It’s been awhile I should post something.
I wrote something last Thursday night and I didn’t post it because some rational part of my brain was telling me that maybe I should wait a little bit and reread before showing that one to people. The reason emerged the next day. I was in the throes of PMS when I wrote it. I’m still surprised and knocked sideways every month by this hormonal rollercoaster that sneaks up on me. Sneaks because I am kind of new to this monthly cycle thing after two babies and breast feeding, I went almost four years without one and didn’t start again until just recently. I feel like I’m 14 again.

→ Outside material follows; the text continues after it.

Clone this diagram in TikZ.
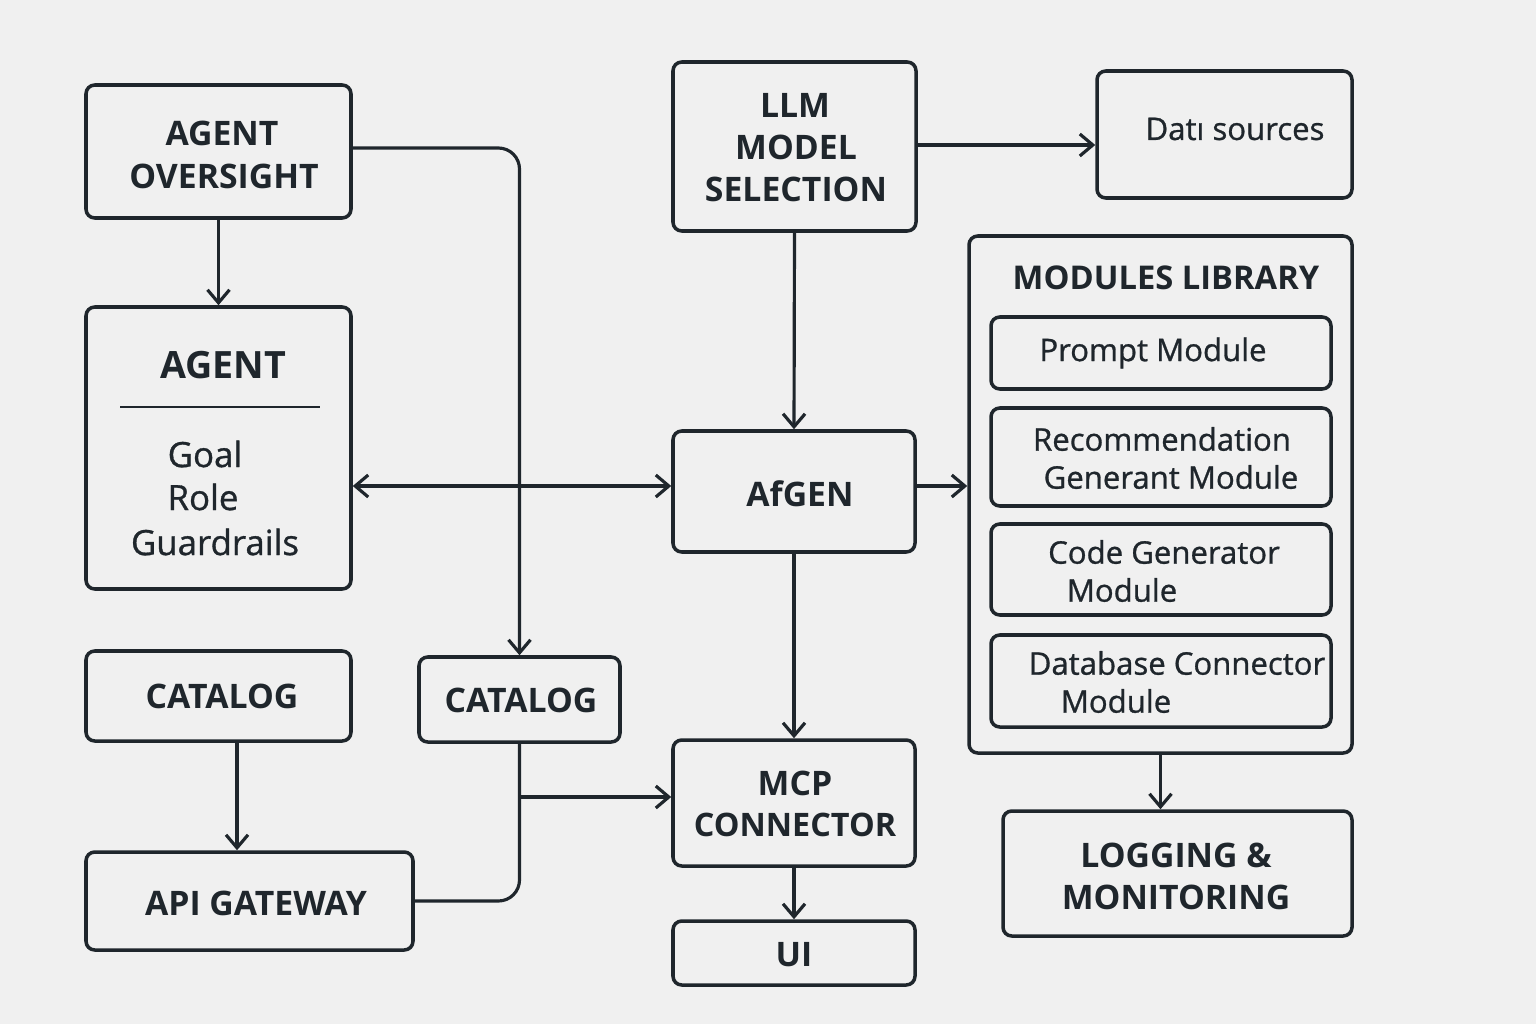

I guess it’s time to have another baby.
We haven’t yet because although I’ve reached the point where the whole misery of 9 months of sickness and a year of recovery afterward are just a hazy sentimental blur, my genius husband’s memories of me being moody and sad and bitchy and needy and then dealing with post partum depression after the last one have not become fond memories yet or even a little bit hazy for him. He said recently that he likes me again and he would like me to not change for a little while longer. Me too quite honestly. I just have some kind of hope that maybe it won’t be as bad this time. What were the first times for if not to gain experience for making the next time go more smoothly? The cure for post-partum that I finally found: exercise, the endorphins bring things back into balance for me. The cure for the early pregnant months of sick and tired and weepy might be having a place that is mine for once, instead of my mil’s house living in her spare room, or at my father’s house. (This is still theory, but I would like to try.) We have always seemed to be in transition in the early months of my pregnancies, either on a break from school, or changing countries, or something. I think I could deal better if we were more settled. And didn’t have to cook in a kitchen filled with unfamiliar and sometimes unpleasant smells and food, and smelling 8 different breakfasts in progress when I wake up every day.
So really I am overly optimistic, and he is pessimistic with a huge dose of data to back up what he would call “merely observing what actually has happened to date”. But we are agreed that our family is not all here yet and at some point we will have to put that all aside and once again welcome into our lives new life with all of the inconvenience that entails. I wonder if there will be another moment when we just know it’s time, or if we should just go ahead and do it because now is as good a time as any. I kind of want/am waiting for a moment. I wonder if it will happen.